PROBLEM DESCRIPTION: Copy everything in the data below exactly except the pictures.

RECORDS SUPPLIED:
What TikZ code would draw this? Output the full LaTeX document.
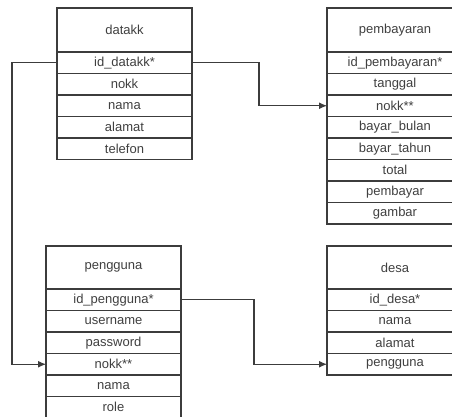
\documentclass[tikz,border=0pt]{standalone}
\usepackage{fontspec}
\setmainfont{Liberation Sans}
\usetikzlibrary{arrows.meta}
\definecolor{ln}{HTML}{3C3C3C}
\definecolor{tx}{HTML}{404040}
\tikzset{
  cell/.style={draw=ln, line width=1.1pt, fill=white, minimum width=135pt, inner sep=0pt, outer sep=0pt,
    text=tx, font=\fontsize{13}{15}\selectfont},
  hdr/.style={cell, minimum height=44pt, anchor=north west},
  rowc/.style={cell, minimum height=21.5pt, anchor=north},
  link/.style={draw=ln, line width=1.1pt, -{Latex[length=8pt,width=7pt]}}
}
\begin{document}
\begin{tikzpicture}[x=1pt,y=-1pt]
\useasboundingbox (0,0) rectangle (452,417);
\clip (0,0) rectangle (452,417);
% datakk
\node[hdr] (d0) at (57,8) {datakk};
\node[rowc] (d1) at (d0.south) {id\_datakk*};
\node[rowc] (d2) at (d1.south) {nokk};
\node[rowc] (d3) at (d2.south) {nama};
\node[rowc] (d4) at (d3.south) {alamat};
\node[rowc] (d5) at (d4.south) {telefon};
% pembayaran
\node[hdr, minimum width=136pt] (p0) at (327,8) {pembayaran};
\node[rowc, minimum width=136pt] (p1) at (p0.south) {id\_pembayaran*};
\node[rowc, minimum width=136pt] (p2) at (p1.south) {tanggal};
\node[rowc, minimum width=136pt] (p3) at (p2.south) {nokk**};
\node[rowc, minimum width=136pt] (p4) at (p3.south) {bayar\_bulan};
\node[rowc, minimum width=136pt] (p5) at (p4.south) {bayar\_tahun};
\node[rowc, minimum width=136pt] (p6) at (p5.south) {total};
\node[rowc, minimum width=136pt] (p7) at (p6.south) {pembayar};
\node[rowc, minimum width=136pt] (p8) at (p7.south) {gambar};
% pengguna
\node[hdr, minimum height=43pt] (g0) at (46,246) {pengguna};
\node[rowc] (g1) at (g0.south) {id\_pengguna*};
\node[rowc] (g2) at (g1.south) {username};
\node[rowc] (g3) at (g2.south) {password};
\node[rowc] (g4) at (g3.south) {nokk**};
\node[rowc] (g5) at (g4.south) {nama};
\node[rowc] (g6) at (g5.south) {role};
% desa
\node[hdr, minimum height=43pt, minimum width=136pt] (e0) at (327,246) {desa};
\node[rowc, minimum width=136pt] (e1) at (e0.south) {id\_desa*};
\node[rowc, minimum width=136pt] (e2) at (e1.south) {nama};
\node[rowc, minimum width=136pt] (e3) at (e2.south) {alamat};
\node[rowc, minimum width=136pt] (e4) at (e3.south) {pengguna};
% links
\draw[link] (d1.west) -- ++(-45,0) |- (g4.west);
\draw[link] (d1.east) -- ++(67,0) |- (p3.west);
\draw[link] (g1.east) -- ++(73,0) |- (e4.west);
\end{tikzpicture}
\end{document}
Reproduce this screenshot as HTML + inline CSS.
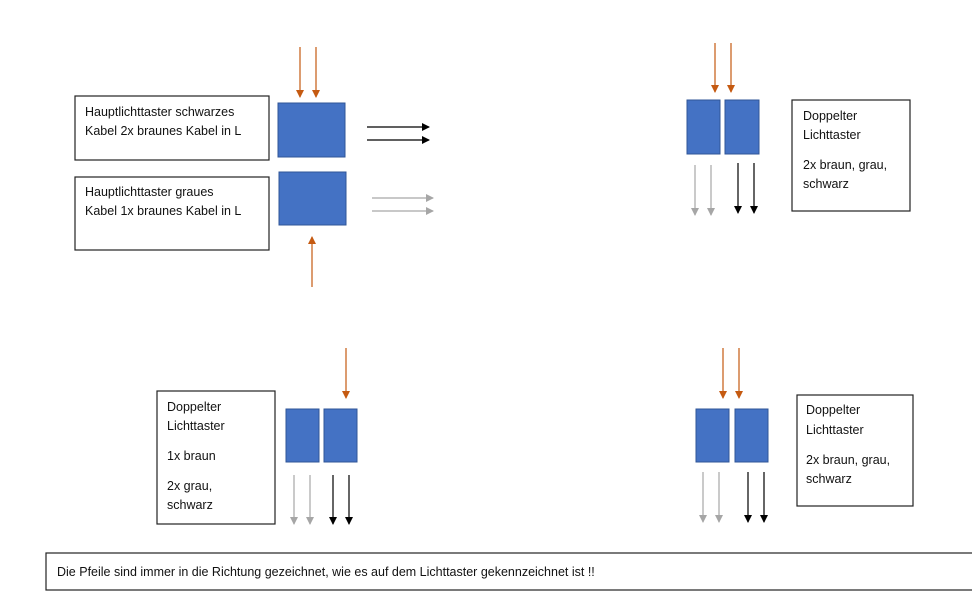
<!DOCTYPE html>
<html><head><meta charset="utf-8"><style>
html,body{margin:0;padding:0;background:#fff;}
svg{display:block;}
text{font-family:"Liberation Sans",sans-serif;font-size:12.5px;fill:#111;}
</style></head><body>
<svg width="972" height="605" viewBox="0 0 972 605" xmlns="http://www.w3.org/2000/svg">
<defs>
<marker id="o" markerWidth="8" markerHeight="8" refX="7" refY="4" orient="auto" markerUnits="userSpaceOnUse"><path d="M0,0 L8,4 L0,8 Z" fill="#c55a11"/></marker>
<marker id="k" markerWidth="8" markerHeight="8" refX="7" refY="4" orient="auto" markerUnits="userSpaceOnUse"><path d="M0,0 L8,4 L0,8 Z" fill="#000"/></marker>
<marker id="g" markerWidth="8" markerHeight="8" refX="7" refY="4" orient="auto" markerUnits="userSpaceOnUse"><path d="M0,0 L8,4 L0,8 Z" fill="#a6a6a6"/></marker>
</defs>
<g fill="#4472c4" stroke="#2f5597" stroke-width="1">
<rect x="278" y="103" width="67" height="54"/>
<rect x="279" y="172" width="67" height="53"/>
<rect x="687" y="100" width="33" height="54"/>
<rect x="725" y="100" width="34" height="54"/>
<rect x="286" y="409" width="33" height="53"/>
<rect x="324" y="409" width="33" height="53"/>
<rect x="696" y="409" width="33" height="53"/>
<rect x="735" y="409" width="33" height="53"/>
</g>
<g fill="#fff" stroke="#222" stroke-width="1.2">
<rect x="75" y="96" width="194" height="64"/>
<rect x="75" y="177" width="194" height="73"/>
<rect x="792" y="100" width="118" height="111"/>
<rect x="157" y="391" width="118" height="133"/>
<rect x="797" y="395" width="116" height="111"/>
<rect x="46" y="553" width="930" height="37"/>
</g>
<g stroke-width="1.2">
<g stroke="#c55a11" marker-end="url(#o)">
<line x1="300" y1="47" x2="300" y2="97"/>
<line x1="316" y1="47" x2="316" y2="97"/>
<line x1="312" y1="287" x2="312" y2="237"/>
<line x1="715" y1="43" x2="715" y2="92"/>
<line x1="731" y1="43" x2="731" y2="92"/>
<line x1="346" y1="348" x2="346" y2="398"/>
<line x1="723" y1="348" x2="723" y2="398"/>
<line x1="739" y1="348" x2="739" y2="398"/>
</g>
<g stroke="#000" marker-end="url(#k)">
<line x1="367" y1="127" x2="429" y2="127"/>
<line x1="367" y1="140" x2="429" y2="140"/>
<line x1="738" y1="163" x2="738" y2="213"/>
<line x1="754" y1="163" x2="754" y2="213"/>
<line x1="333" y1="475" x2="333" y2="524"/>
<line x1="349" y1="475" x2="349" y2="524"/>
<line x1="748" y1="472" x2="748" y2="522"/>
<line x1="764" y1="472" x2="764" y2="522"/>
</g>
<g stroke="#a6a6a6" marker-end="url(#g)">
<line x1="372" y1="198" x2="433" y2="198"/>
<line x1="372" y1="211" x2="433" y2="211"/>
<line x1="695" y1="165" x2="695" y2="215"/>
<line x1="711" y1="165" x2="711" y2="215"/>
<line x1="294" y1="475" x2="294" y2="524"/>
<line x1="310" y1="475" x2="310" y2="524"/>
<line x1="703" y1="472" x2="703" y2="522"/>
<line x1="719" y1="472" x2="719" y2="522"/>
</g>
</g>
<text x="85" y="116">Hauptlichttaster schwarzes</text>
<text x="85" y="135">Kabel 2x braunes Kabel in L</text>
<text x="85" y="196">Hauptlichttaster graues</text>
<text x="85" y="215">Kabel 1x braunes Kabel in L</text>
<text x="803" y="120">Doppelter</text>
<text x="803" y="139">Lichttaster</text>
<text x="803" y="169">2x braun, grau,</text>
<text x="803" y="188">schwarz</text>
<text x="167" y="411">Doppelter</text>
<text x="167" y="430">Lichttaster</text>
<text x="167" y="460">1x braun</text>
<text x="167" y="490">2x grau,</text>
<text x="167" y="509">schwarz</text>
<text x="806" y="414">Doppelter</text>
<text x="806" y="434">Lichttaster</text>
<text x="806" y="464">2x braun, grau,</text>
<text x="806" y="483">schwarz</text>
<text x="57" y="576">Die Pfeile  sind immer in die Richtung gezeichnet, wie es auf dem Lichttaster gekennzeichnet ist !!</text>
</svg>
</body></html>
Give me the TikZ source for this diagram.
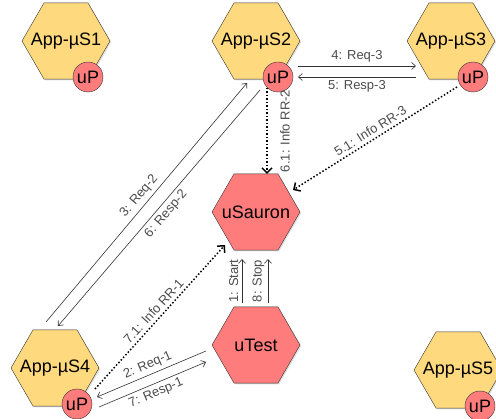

COMPLETED EXERCISE:
What TikZ code would draw this? Output the full LaTeX document.
\documentclass[tikz,border=0pt]{standalone}
\usepackage{fontspec}
\setmainfont{Liberation Sans}
\usetikzlibrary{arrows.meta}
\definecolor{ln}{HTML}{3C3C3C}
\definecolor{tx}{HTML}{404040}
\tikzset{
  cell/.style={draw=ln, line width=1.1pt, fill=white, minimum width=135pt, inner sep=0pt, outer sep=0pt,
    text=tx, font=\fontsize{13}{15}\selectfont},
  hdr/.style={cell, minimum height=44pt, anchor=north west},
  rowc/.style={cell, minimum height=21.5pt, anchor=north},
  link/.style={draw=ln, line width=1.1pt, -{Latex[length=8pt,width=7pt]}}
}
\begin{document}
\begin{tikzpicture}[x=1pt,y=-1pt]
\useasboundingbox (0,0) rectangle (452,417);
\clip (0,0) rectangle (452,417);
% datakk
\node[hdr] (d0) at (57,8) {datakk};
\node[rowc] (d1) at (d0.south) {id\_datakk*};
\node[rowc] (d2) at (d1.south) {nokk};
\node[rowc] (d3) at (d2.south) {nama};
\node[rowc] (d4) at (d3.south) {alamat};
\node[rowc] (d5) at (d4.south) {telefon};
% pembayaran
\node[hdr, minimum width=136pt] (p0) at (327,8) {pembayaran};
\node[rowc, minimum width=136pt] (p1) at (p0.south) {id\_pembayaran*};
\node[rowc, minimum width=136pt] (p2) at (p1.south) {tanggal};
\node[rowc, minimum width=136pt] (p3) at (p2.south) {nokk**};
\node[rowc, minimum width=136pt] (p4) at (p3.south) {bayar\_bulan};
\node[rowc, minimum width=136pt] (p5) at (p4.south) {bayar\_tahun};
\node[rowc, minimum width=136pt] (p6) at (p5.south) {total};
\node[rowc, minimum width=136pt] (p7) at (p6.south) {pembayar};
\node[rowc, minimum width=136pt] (p8) at (p7.south) {gambar};
% pengguna
\node[hdr, minimum height=43pt] (g0) at (46,246) {pengguna};
\node[rowc] (g1) at (g0.south) {id\_pengguna*};
\node[rowc] (g2) at (g1.south) {username};
\node[rowc] (g3) at (g2.south) {password};
\node[rowc] (g4) at (g3.south) {nokk**};
\node[rowc] (g5) at (g4.south) {nama};
\node[rowc] (g6) at (g5.south) {role};
% desa
\node[hdr, minimum height=43pt, minimum width=136pt] (e0) at (327,246) {desa};
\node[rowc, minimum width=136pt] (e1) at (e0.south) {id\_desa*};
\node[rowc, minimum width=136pt] (e2) at (e1.south) {nama};
\node[rowc, minimum width=136pt] (e3) at (e2.south) {alamat};
\node[rowc, minimum width=136pt] (e4) at (e3.south) {pengguna};
% links
\draw[link] (d1.west) -- ++(-45,0) |- (g4.west);
\draw[link] (d1.east) -- ++(67,0) |- (p3.west);
\draw[link] (g1.east) -- ++(73,0) |- (e4.west);
\end{tikzpicture}
\end{document}
Reproduce this screenshot as HTML + inline CSS.
<!DOCTYPE html>
<html><head><meta charset="utf-8"><style>
html,body{margin:0;padding:0;background:#fff;}
svg{display:block;}
text{font-family:"Liberation Sans",sans-serif;font-size:12.5px;fill:#111;}
</style></head><body>
<svg width="972" height="605" viewBox="0 0 972 605" xmlns="http://www.w3.org/2000/svg">
<defs>
<marker id="o" markerWidth="8" markerHeight="8" refX="7" refY="4" orient="auto" markerUnits="userSpaceOnUse"><path d="M0,0 L8,4 L0,8 Z" fill="#c55a11"/></marker>
<marker id="k" markerWidth="8" markerHeight="8" refX="7" refY="4" orient="auto" markerUnits="userSpaceOnUse"><path d="M0,0 L8,4 L0,8 Z" fill="#000"/></marker>
<marker id="g" markerWidth="8" markerHeight="8" refX="7" refY="4" orient="auto" markerUnits="userSpaceOnUse"><path d="M0,0 L8,4 L0,8 Z" fill="#a6a6a6"/></marker>
</defs>
<g fill="#4472c4" stroke="#2f5597" stroke-width="1">
<rect x="278" y="103" width="67" height="54"/>
<rect x="279" y="172" width="67" height="53"/>
<rect x="687" y="100" width="33" height="54"/>
<rect x="725" y="100" width="34" height="54"/>
<rect x="286" y="409" width="33" height="53"/>
<rect x="324" y="409" width="33" height="53"/>
<rect x="696" y="409" width="33" height="53"/>
<rect x="735" y="409" width="33" height="53"/>
</g>
<g fill="#fff" stroke="#222" stroke-width="1.2">
<rect x="75" y="96" width="194" height="64"/>
<rect x="75" y="177" width="194" height="73"/>
<rect x="792" y="100" width="118" height="111"/>
<rect x="157" y="391" width="118" height="133"/>
<rect x="797" y="395" width="116" height="111"/>
<rect x="46" y="553" width="930" height="37"/>
</g>
<g stroke-width="1.2">
<g stroke="#c55a11" marker-end="url(#o)">
<line x1="300" y1="47" x2="300" y2="97"/>
<line x1="316" y1="47" x2="316" y2="97"/>
<line x1="312" y1="287" x2="312" y2="237"/>
<line x1="715" y1="43" x2="715" y2="92"/>
<line x1="731" y1="43" x2="731" y2="92"/>
<line x1="346" y1="348" x2="346" y2="398"/>
<line x1="723" y1="348" x2="723" y2="398"/>
<line x1="739" y1="348" x2="739" y2="398"/>
</g>
<g stroke="#000" marker-end="url(#k)">
<line x1="367" y1="127" x2="429" y2="127"/>
<line x1="367" y1="140" x2="429" y2="140"/>
<line x1="738" y1="163" x2="738" y2="213"/>
<line x1="754" y1="163" x2="754" y2="213"/>
<line x1="333" y1="475" x2="333" y2="524"/>
<line x1="349" y1="475" x2="349" y2="524"/>
<line x1="748" y1="472" x2="748" y2="522"/>
<line x1="764" y1="472" x2="764" y2="522"/>
</g>
<g stroke="#a6a6a6" marker-end="url(#g)">
<line x1="372" y1="198" x2="433" y2="198"/>
<line x1="372" y1="211" x2="433" y2="211"/>
<line x1="695" y1="165" x2="695" y2="215"/>
<line x1="711" y1="165" x2="711" y2="215"/>
<line x1="294" y1="475" x2="294" y2="524"/>
<line x1="310" y1="475" x2="310" y2="524"/>
<line x1="703" y1="472" x2="703" y2="522"/>
<line x1="719" y1="472" x2="719" y2="522"/>
</g>
</g>
<text x="85" y="116">Hauptlichttaster schwarzes</text>
<text x="85" y="135">Kabel 2x braunes Kabel in L</text>
<text x="85" y="196">Hauptlichttaster graues</text>
<text x="85" y="215">Kabel 1x braunes Kabel in L</text>
<text x="803" y="120">Doppelter</text>
<text x="803" y="139">Lichttaster</text>
<text x="803" y="169">2x braun, grau,</text>
<text x="803" y="188">schwarz</text>
<text x="167" y="411">Doppelter</text>
<text x="167" y="430">Lichttaster</text>
<text x="167" y="460">1x braun</text>
<text x="167" y="490">2x grau,</text>
<text x="167" y="509">schwarz</text>
<text x="806" y="414">Doppelter</text>
<text x="806" y="434">Lichttaster</text>
<text x="806" y="464">2x braun, grau,</text>
<text x="806" y="483">schwarz</text>
<text x="57" y="576">Die Pfeile  sind immer in die Richtung gezeichnet, wie es auf dem Lichttaster gekennzeichnet ist !!</text>
</svg>
</body></html>
Give me the TikZ source for this diagram.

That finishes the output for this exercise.